They adopt the coloration and the behavior that goes with it to defend something that is defensible, like predictable patches of food or cover. So colored fish show they are ramped up and ready to fight. The "brats" attack other fish entering their areas either driving them off or distract the others enough so they can not eat as effectively. In my larger tanks, a brat can almost exclude other sunfish from an area that can approach a square yard in size. My largest Hand-paint Bluegill (a female) outright attacks the other Bluegill that approach area under light where she gets first dibs on flying insects that either fall into water or come down close enough her to jump up for it. She only backs off, and just a little, when she is satiated. When we run feeding trials, each tank will have a couple brats that attempt to drive tank-mates off as fish are hand-fed. Our protocol with hand-feeding insures that all get most of what they want. What can be a problem is when we under feed or use an automatic feeder that meters out feed too slow. The brat can exclude other fish from eating setting up for size differential pretty quick.
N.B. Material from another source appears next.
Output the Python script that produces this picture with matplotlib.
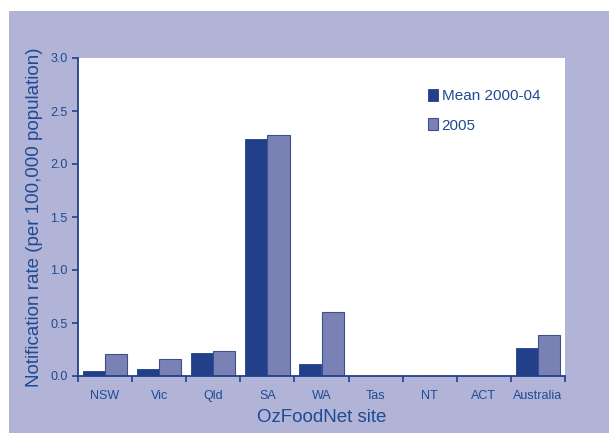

You can see all this in ponds as well. Green Sunfish juveniles will defend areas near a nesting colony where they sneak in to eat nest bound broods. Bluegill will defend patches of bottom where they can pick of items like blood worms an tubificid worms they treat almost like gardens. I have seen Bluegill defend cover patches like a clump of plants where fish is apparently able to watch more diligently for zooplankton floating by. Sneaker males sometimes will also adopt the brat approach coloration.

Being a brat may have cost going with it. That would be why not all do it. Other sunfish species do it although much of color pattern change differs. Juvenile Smallmouth Bass and Spotted Bass do it to an extreme and the tri-colored tail is key to the display.